| Task instructions |
Quote the listing in full, exactly as given, minus any pictures.

| Data excerpt |
===============
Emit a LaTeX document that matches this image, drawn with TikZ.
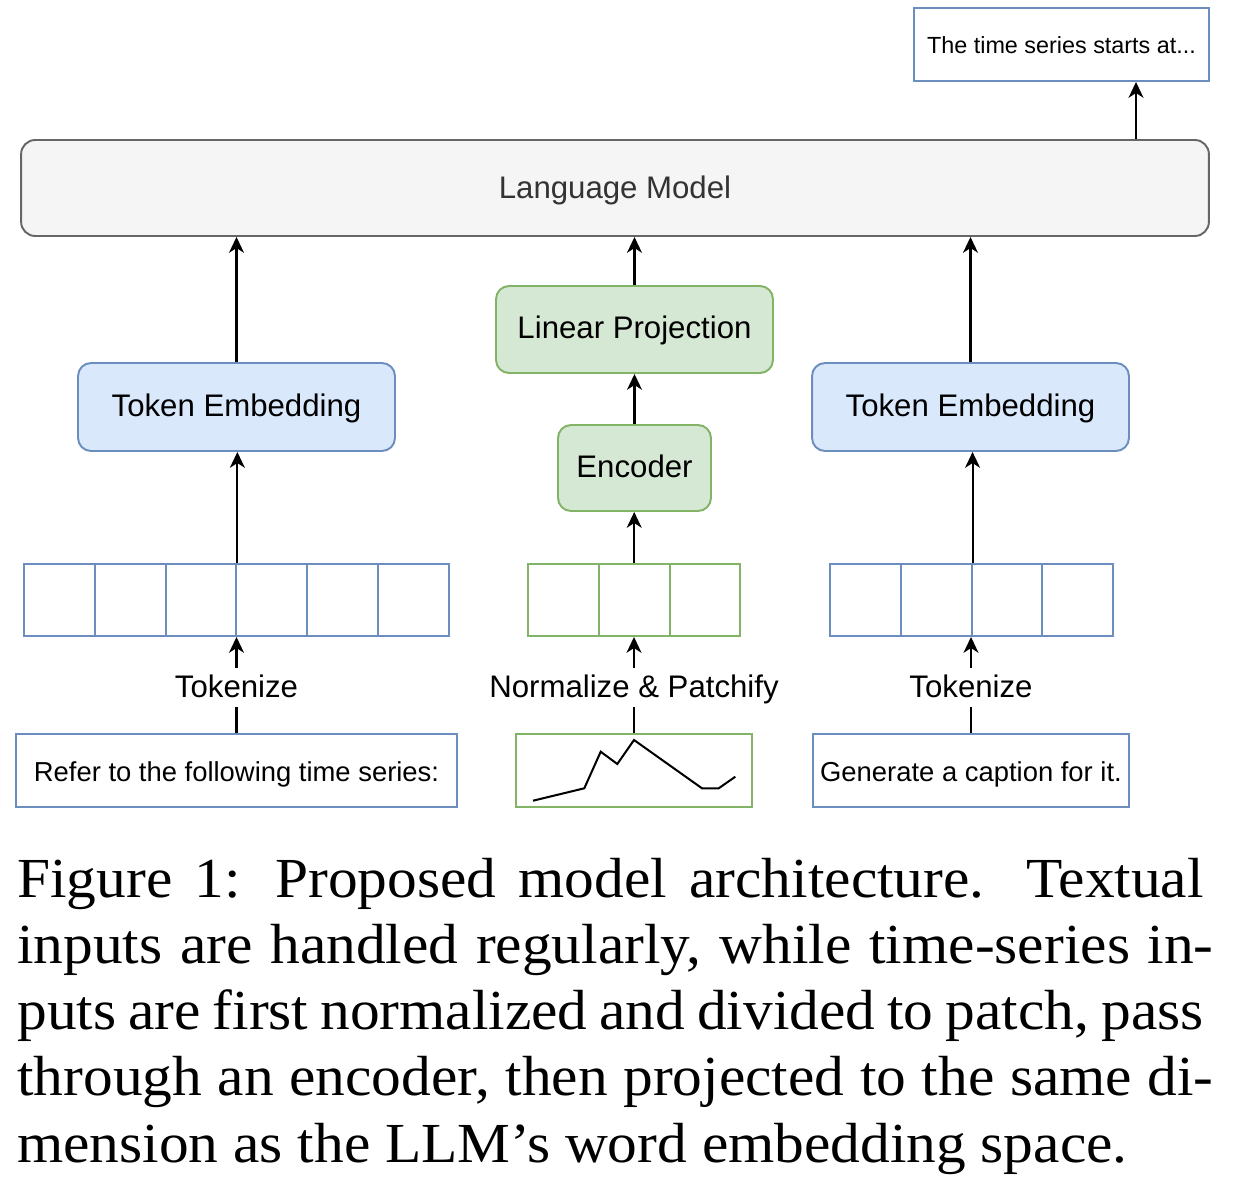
\documentclass[tikz,border=0pt]{standalone}
\usepackage{fontspec}
\setmainfont{Liberation Serif}
\newfontfamily\dfont{Liberation Sans}
\newfontfamily\capfont[FakeStretch=1.05]{Liberation Serif}
\usetikzlibrary{arrows.meta}
\definecolor{lmfill}{HTML}{F5F5F5}
\definecolor{lmdraw}{HTML}{666666}
\definecolor{lmtext}{HTML}{333333}
\definecolor{bfill}{HTML}{DAE8FC}
\definecolor{bdraw}{HTML}{6C8EBF}
\definecolor{gfill}{HTML}{D5E8D4}
\definecolor{gdraw}{HTML}{82B366}
\begin{document}
\begin{tikzpicture}[x=0.02cm,y=-0.02cm,
  basebox/.style={inner sep=0pt, line width=1.1pt, align=center,
    font=\dfont\fontsize{17.75pt}{21pt}\selectfont, text height=14.2pt, text depth=3.55pt},
  lmbox/.style={basebox, rounded corners=8pt, draw=lmdraw, fill=lmfill, text=lmtext, text height=14.7pt, text depth=3.05pt},
  bluebox/.style={basebox, rounded corners=7.4pt, draw=bdraw, fill=bfill},
  greenbox/.style={basebox, rounded corners=7.4pt, draw=gdraw, fill=gfill},
  inbox/.style={inner sep=0pt, line width=1.1pt, fill=white, minimum height=1.46cm,
    font=\dfont\fontsize{15.6pt}{18pt}\selectfont, text height=14pt, text depth=1.2pt},
  outbox/.style={inner sep=0pt, line width=1.1pt, fill=white, draw=bdraw,
    font=\dfont\fontsize{13.3pt}{16pt}\selectfont, text height=11.5pt, text depth=1.3pt},
  cellb/.style={inner sep=0pt, line width=1.1pt, draw=bdraw, fill=white, minimum width=1.416cm, minimum height=1.44cm},
  cellg/.style={inner sep=0pt, line width=1.1pt, draw=gdraw, fill=white, minimum width=1.416cm, minimum height=1.44cm},
  lab/.style={inner sep=0pt, anchor=base, font=\dfont\fontsize{17.75pt}{21pt}\selectfont, text height=16.4pt, text depth=5.7pt},
  conn/.style={line width=1.15pt, black},
  arr/.style={conn, -{Stealth[length=9pt,width=8.5pt,inset=2.7pt]}},
  capl/.style={inner sep=0pt, anchor=base west, font=\capfont\fontsize{32.2pt}{37.5pt}\selectfont}
]
\useasboundingbox (0,0) rectangle (1238,1190);

% main blocks
\node[lmbox, minimum width=23.76cm, minimum height=1.92cm] (lm) at (615,188) {Language Model};
\node[outbox, minimum width=5.9cm, minimum height=1.46cm] (out) at (1061.5,44.5) {The time series starts at...};
\node[bluebox, minimum width=6.34cm, minimum height=1.76cm] (teL) at (236.5,407) {Token Embedding};
\node[bluebox, minimum width=6.34cm, minimum height=1.76cm] (teR) at (970.5,407) {Token Embedding};
\node[greenbox, minimum width=5.54cm, minimum height=1.74cm] (lp) at (634.5,329.5) {Linear Projection};
\node[greenbox, minimum width=3.06cm, minimum height=1.72cm] (enc) at (634.5,468) {Encoder};

% token cells
\foreach \i in {0,...,5} \node[cellb] (tl\i) at (24+70.8*\i+35.4,600) {};
\foreach \i in {0,...,2} \node[cellg] (tp\i) at (528+70.8*\i+35.4,600) {};
\foreach \i in {0,...,3} \node[cellb] (tr\i) at (830+70.8*\i+35.4,600) {};

% inputs
\node[inbox, draw=bdraw, minimum width=8.82cm] (inL) at (236.5,770.5) {Refer to the following time series:};
\node[inbox, draw=gdraw, minimum width=4.72cm] (inM) at (634,770.5) {};
\node[inbox, draw=bdraw, minimum width=6.32cm] (inR) at (971,770.5) {Generate a caption for it.};
\draw[conn] (533,800.7) -- (584.3,788.3) -- (600.7,751.7) -- (617.3,764) -- (634,740) -- (702,788.3) -- (718.7,788.3) -- (735.3,776.7);

% labels
\node[lab] (tkL) at (236.5,697) {Tokenize};
\node[lab] (tkM) at (634,697) {Normalize \& Patchify};
\node[lab] (tkR) at (971,697) {Tokenize};

% connectors
\draw[conn] (inL.north) -- (tkL.south);
\draw[arr] (tkL.north) -- (tkL.north |- tl2.south east);
\draw[conn] (inM.north) -- (tkM.south);
\draw[arr] (tkM.north) -- (tkM.north |- tp1.south);
\draw[conn] (inR.north) -- (tkR.south);
\draw[arr] (tkR.north) -- (tkR.north |- tr1.south east);

\draw[arr] (tl2.north east) -- (tl2.north east |- teL.south);
\draw[arr] (tp1.north) -- (tp1.north |- enc.south);
\draw[arr] (tr1.north east) -- (tr1.north east |- teR.south);

\draw[arr] (enc.north) -- (lp.south);
\draw[arr] (lp.north) -- (lp.north |- lm.south);
\draw[arr] (teL.north) -- (teL.north |- lm.south);
\draw[arr] (teR.north) -- (teR.north |- lm.south);

\coordinate (ox) at (1136,0);
\draw[arr] (lm.north -| ox) -- (out.south -| ox);

% caption
\node[capl] (c1) at (17,897) {\makebox[675.2pt][s]{Figure 1: Proposed model architecture. Textual}};
\node[capl] (c2) at (17,963.3) {\makebox[680.9pt][s]{inputs are handled regularly, while time-series in-}};
\node[capl] (c3) at (17,1029.5) {\makebox[675.2pt][s]{puts are first normalized and divided to patch, pass}};
\node[capl] (c4) at (17,1095.8) {\makebox[680.9pt][s]{through an encoder, then projected to the same di-}};
\node[capl] (c5) at (17,1162) {mension as the LLM’s word embedding space.};
\end{tikzpicture}
\end{document}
===============
| Written answer |
Emit a LaTeX document that matches this image, drawn with TikZ.
\documentclass[tikz,border=0pt]{standalone}
\usepackage{fontspec}
\setmainfont{Liberation Serif}
\newfontfamily\dfont{Liberation Sans}
\newfontfamily\capfont[FakeStretch=1.05]{Liberation Serif}
\usetikzlibrary{arrows.meta}
\definecolor{lmfill}{HTML}{F5F5F5}
\definecolor{lmdraw}{HTML}{666666}
\definecolor{lmtext}{HTML}{333333}
\definecolor{bfill}{HTML}{DAE8FC}
\definecolor{bdraw}{HTML}{6C8EBF}
\definecolor{gfill}{HTML}{D5E8D4}
\definecolor{gdraw}{HTML}{82B366}
\begin{document}
\begin{tikzpicture}[x=0.02cm,y=-0.02cm,
  basebox/.style={inner sep=0pt, line width=1.1pt, align=center,
    font=\dfont\fontsize{17.75pt}{21pt}\selectfont, text height=14.2pt, text depth=3.55pt},
  lmbox/.style={basebox, rounded corners=8pt, draw=lmdraw, fill=lmfill, text=lmtext, text height=14.7pt, text depth=3.05pt},
  bluebox/.style={basebox, rounded corners=7.4pt, draw=bdraw, fill=bfill},
  greenbox/.style={basebox, rounded corners=7.4pt, draw=gdraw, fill=gfill},
  inbox/.style={inner sep=0pt, line width=1.1pt, fill=white, minimum height=1.46cm,
    font=\dfont\fontsize{15.6pt}{18pt}\selectfont, text height=14pt, text depth=1.2pt},
  outbox/.style={inner sep=0pt, line width=1.1pt, fill=white, draw=bdraw,
    font=\dfont\fontsize{13.3pt}{16pt}\selectfont, text height=11.5pt, text depth=1.3pt},
  cellb/.style={inner sep=0pt, line width=1.1pt, draw=bdraw, fill=white, minimum width=1.416cm, minimum height=1.44cm},
  cellg/.style={inner sep=0pt, line width=1.1pt, draw=gdraw, fill=white, minimum width=1.416cm, minimum height=1.44cm},
  lab/.style={inner sep=0pt, anchor=base, font=\dfont\fontsize{17.75pt}{21pt}\selectfont, text height=16.4pt, text depth=5.7pt},
  conn/.style={line width=1.15pt, black},
  arr/.style={conn, -{Stealth[length=9pt,width=8.5pt,inset=2.7pt]}},
  capl/.style={inner sep=0pt, anchor=base west, font=\capfont\fontsize{32.2pt}{37.5pt}\selectfont}
]
\useasboundingbox (0,0) rectangle (1238,1190);

% main blocks
\node[lmbox, minimum width=23.76cm, minimum height=1.92cm] (lm) at (615,188) {Language Model};
\node[outbox, minimum width=5.9cm, minimum height=1.46cm] (out) at (1061.5,44.5) {The time series starts at...};
\node[bluebox, minimum width=6.34cm, minimum height=1.76cm] (teL) at (236.5,407) {Token Embedding};
\node[bluebox, minimum width=6.34cm, minimum height=1.76cm] (teR) at (970.5,407) {Token Embedding};
\node[greenbox, minimum width=5.54cm, minimum height=1.74cm] (lp) at (634.5,329.5) {Linear Projection};
\node[greenbox, minimum width=3.06cm, minimum height=1.72cm] (enc) at (634.5,468) {Encoder};

% token cells
\foreach \i in {0,...,5} \node[cellb] (tl\i) at (24+70.8*\i+35.4,600) {};
\foreach \i in {0,...,2} \node[cellg] (tp\i) at (528+70.8*\i+35.4,600) {};
\foreach \i in {0,...,3} \node[cellb] (tr\i) at (830+70.8*\i+35.4,600) {};

% inputs
\node[inbox, draw=bdraw, minimum width=8.82cm] (inL) at (236.5,770.5) {Refer to the following time series:};
\node[inbox, draw=gdraw, minimum width=4.72cm] (inM) at (634,770.5) {};
\node[inbox, draw=bdraw, minimum width=6.32cm] (inR) at (971,770.5) {Generate a caption for it.};
\draw[conn] (533,800.7) -- (584.3,788.3) -- (600.7,751.7) -- (617.3,764) -- (634,740) -- (702,788.3) -- (718.7,788.3) -- (735.3,776.7);

% labels
\node[lab] (tkL) at (236.5,697) {Tokenize};
\node[lab] (tkM) at (634,697) {Normalize \& Patchify};
\node[lab] (tkR) at (971,697) {Tokenize};

% connectors
\draw[conn] (inL.north) -- (tkL.south);
\draw[arr] (tkL.north) -- (tkL.north |- tl2.south east);
\draw[conn] (inM.north) -- (tkM.south);
\draw[arr] (tkM.north) -- (tkM.north |- tp1.south);
\draw[conn] (inR.north) -- (tkR.south);
\draw[arr] (tkR.north) -- (tkR.north |- tr1.south east);

\draw[arr] (tl2.north east) -- (tl2.north east |- teL.south);
\draw[arr] (tp1.north) -- (tp1.north |- enc.south);
\draw[arr] (tr1.north east) -- (tr1.north east |- teR.south);

\draw[arr] (enc.north) -- (lp.south);
\draw[arr] (lp.north) -- (lp.north |- lm.south);
\draw[arr] (teL.north) -- (teL.north |- lm.south);
\draw[arr] (teR.north) -- (teR.north |- lm.south);

\coordinate (ox) at (1136,0);
\draw[arr] (lm.north -| ox) -- (out.south -| ox);

% caption
\node[capl] (c1) at (17,897) {\makebox[675.2pt][s]{Figure 1: Proposed model architecture. Textual}};
\node[capl] (c2) at (17,963.3) {\makebox[680.9pt][s]{inputs are handled regularly, while time-series in-}};
\node[capl] (c3) at (17,1029.5) {\makebox[675.2pt][s]{puts are first normalized and divided to patch, pass}};
\node[capl] (c4) at (17,1095.8) {\makebox[680.9pt][s]{through an encoder, then projected to the same di-}};
\node[capl] (c5) at (17,1162) {mension as the LLM’s word embedding space.};
\end{tikzpicture}
\end{document}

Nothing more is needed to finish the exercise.